By: Jill Fox
A corner that Coral Springs and Parkland residents drive by almost daily to take their students to Marjory Stoneman Douglas has been given a makeover by two women who have bonded over tragedy.
Ronit Reoven, an AP Psychology teacher and her student and neighbor, Victoria (Tori) Gonzalez, began #Projectgrowlove to honor the 17 lives lost on February 14 by brightening up the corner along Holmberg Road and Pine Island Road.
Reoven, a teacher at the school for 19 years, was in classroom 1213 on the day of the massacre, as one of her students was killed and four were injured.
Gonzalez, a senior, describes Joaquin Oliver, who was one of the 17 victims, as her boyfriend and best friend.
Reoven and Gonzalez are not only neighbors in Coral Springs, who share the same street in Brookside, but they are now connected by a special bond.
“She’s the one that I wanted; she was my girl for this,” said Reoven about how #Projectgrowlove began.
On Christmas Eve, Reoven witnessed a man taking a photo at the intersection. She was angry that the administration hadn’t yet replaced the memorials which covered the hill outside the school after the shooting.
“We’re still a landmark and there’s nothing that honors our 17 angels, just a barren, dirt-filled, grassy, weeded area. Nothing is there for the community,” said Reoven.
She reached out to Gonzalez, who agreed, and they took it upon themselves to “do it because no one else did.”
The pair planted a few flowers on Christmas Eve, in the hopes that people would follow their lead, and on December 26, Gonzalez posted a tweet to her 12,000 plus followers:
“Since our school has not done much to memorialize our 17, Mrs. Reoven and I have taken it upon ourselves to start #ProjectGrowLove. Come join us in adding to our garden of honor, and in remembering our loved ones.”
The whole reason that it is blossoming the way it is, is because of the community coming together and doing this she said.
According to Reoven, the garden is in an impromptu state. As people come and contribute, whether it is roses or tulips, stones or benches, whatever they bring and they place, the community is almost guiding the direction in which it grows.

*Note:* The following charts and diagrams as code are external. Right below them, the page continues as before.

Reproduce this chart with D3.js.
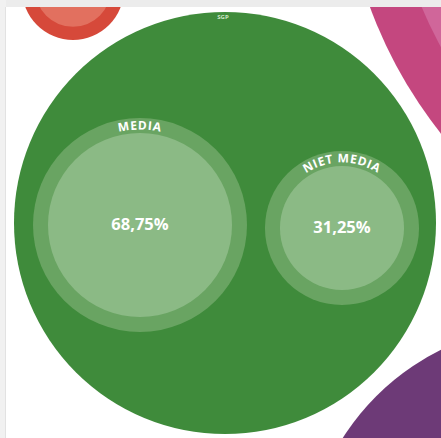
<!DOCTYPE html>
<html><head><meta charset="utf-8">
<script src="https://cdn.jsdelivr.net/npm/d3@7"></script>
<style>html,body{margin:0;padding:0;background:#fff;}svg{display:block;}</style>
</head><body>
<svg id="chart" width="441" height="438"></svg>
<script>
// Party bubbles (only SGP is fully visible in this crop)
const parties = ["SGP", "partij-linksboven", "partij-rechtsboven", "partij-rechtsonder"];
const partyValues = [100, 5.84, 467, 132.6];
const partyColors = ["#3f8b3b", "#d6493a", "#c4477f", "#6d3a77"];
const partyInnerColors = [null, "#e2705f", "#d0669a", null];
const partyInnerShare = [0, 0.55, 0.80, 0];

// SGP split
const subCategories = ["MEDIA", "NIET MEDIA"];
const subValues = [68.75, 31.25];
const subLabels = ["68,75%", "31,25%"];

// layout (relative centres of the bubbles in the crop)
const layout = {
  centers: [[225, 223], [73, -11], [798, -150], [548, 568]],
  subCenters: [[-85, 2], [117, 5]],
  ring: 15
};

const svg = d3.select("#chart");
const W = 441, H = 438;

// page frame
svg.append("rect").attr("width", W).attr("height", H).attr("fill", "#ececec");
svg.append("rect").attr("x", 6).attr("y", 7).attr("width", W - 6).attr("height", H - 7).attr("fill", "#ffffff");

const g = svg.append("g");
const rParty = d3.scaleSqrt().domain([0, 100]).range([0, 211]);

parties.forEach((p, i) => {
  const [cx, cy] = layout.centers[i];
  const r = rParty(partyValues[i]);
  g.append("circle").attr("cx", cx).attr("cy", cy).attr("r", r).attr("fill", partyColors[i]);
  if (partyInnerColors[i]) {
    g.append("circle").attr("cx", cx).attr("cy", cy)
      .attr("r", rParty(partyValues[i] * partyInnerShare[i]))
      .attr("fill", partyInnerColors[i]);
  }
});

// re-draw frame strips over partial bubbles
svg.append("rect").attr("x", 0).attr("y", 0).attr("width", W).attr("height", 7).attr("fill", "#ececec");
svg.append("rect").attr("x", 0).attr("y", 0).attr("width", 6).attr("height", H).attr("fill", "#f1f1f1");
svg.append("rect").attr("x", 5).attr("y", 7).attr("width", 1).attr("height", H - 7).attr("fill", "#e2e2e2");

// SGP label
const [sx, sy] = layout.centers[0];
const sgpR = rParty(partyValues[0]);
svg.append("text").attr("x", sx - 2).attr("y", sy - sgpR + 7)
  .attr("text-anchor", "middle").attr("font-family", "Open Sans, sans-serif")
  .attr("font-weight", 700).attr("font-size", 6).attr("fill", "#cfe6c8").text("SGP");

const rSub = d3.scaleSqrt().domain([0, d3.max(subValues)]).range([0, 92]);

subCategories.forEach((c, i) => {
  const cx = sx + layout.subCenters[i][0];
  const cy = sy + layout.subCenters[i][1];
  const ri = rSub(subValues[i]);
  const ro = ri + layout.ring;
  g.append("circle").attr("cx", cx).attr("cy", cy).attr("r", ro).attr("fill", "#69a462");
  g.append("circle").attr("cx", cx).attr("cy", cy).attr("r", ri).attr("fill", "#8bba85");
  const R = ri + layout.ring / 2 - 1;
  const id = "arc" + i;
  svg.append("path").attr("id", id).attr("fill", "none")
    .attr("d", `M${cx - R},${cy} A${R},${R} 0 0 1 ${cx + R},${cy}`);
  svg.append("text").attr("font-family", "Open Sans, sans-serif").attr("font-weight", 700)
    .attr("font-size", 12).attr("fill", "#ffffff").attr("dominant-baseline", "middle")
    .attr("letter-spacing", 1)
    .append("textPath").attr("href", "#" + id).attr("startOffset", "50%")
    .attr("text-anchor", "middle").text(c);
  svg.append("text").attr("x", cx).attr("y", cy + 1)
    .attr("text-anchor", "middle").attr("dominant-baseline", "middle")
    .attr("font-family", "Open Sans, sans-serif").attr("font-weight", 700)
    .attr("font-size", 16.5).attr("fill", "#ffffff").text(subLabels[i]);
});
</script>
</body></html>
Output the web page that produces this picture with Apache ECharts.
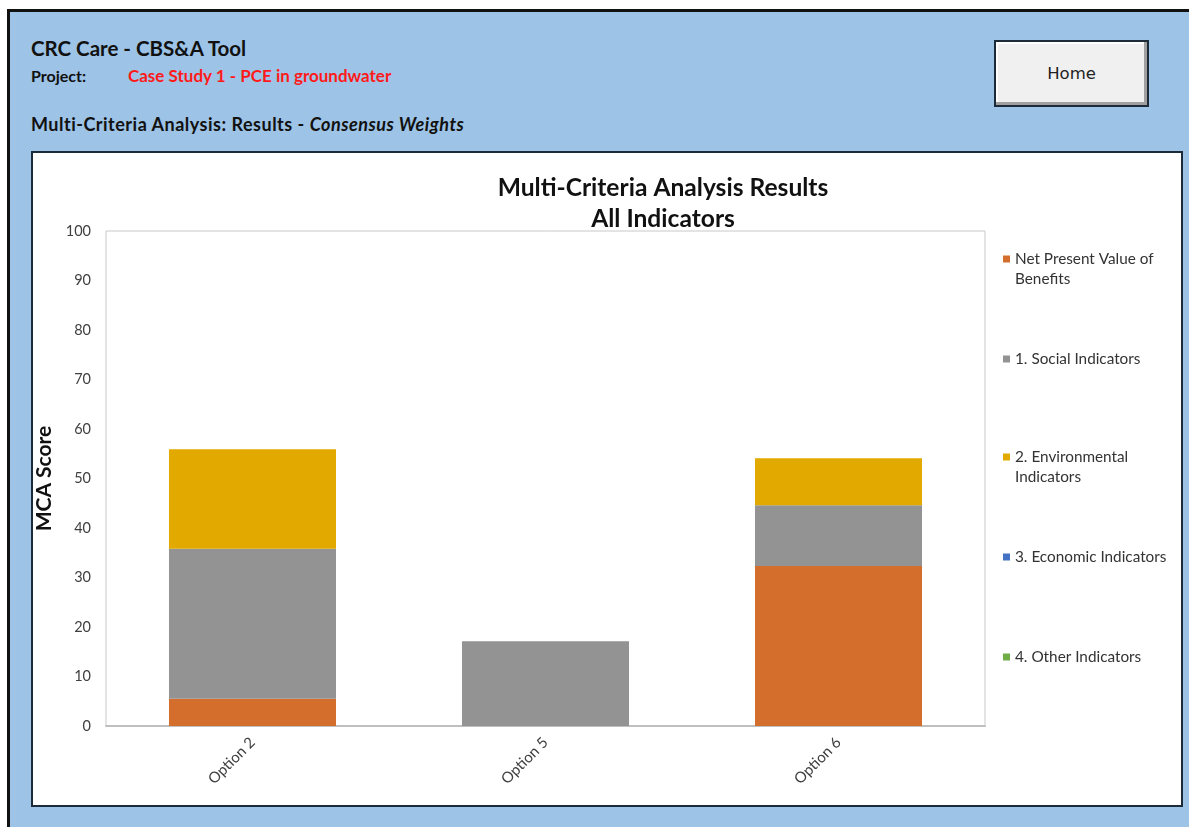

Gonzalez finished her tweet with “Let’s make this grand”, and indeed it is. As donations rolled in, another member of the community wanted to do his part. Jon Faber, whose son was also close with Joaquin Oliver, felt that the MSD sign looked shabby and volunteered to fix it up. Now, the monument has been repainted by Jay Presser and showcases a new mascot logo and lettering thanks to a donation from Parkland City Commissioner Rich Walker. Also, Parkland resident Barry Kauffman, who owns American Tire Recycling in Miami, donated over 30 bags of mulch.
According to Faber, the sign’s old logo will be auctioned off for the local charities of the seventeen victims’ families.
“Jon just wants to make sure everything is as beautiful as possible,” said Gonzalez.
Gonzalez said that this project has personally shown her that people can still be kind, and that’s the biggest thing that she has taken away from this and a huge thing for her to see that she can be reminded of everyday.
For anyone who is interested in contributing to the garden, it is a community effort. Reoven said to visit when you can, and add whatever you would like to the garden, located in front of the school on the corner of Pine Island Road and Holmberg Road.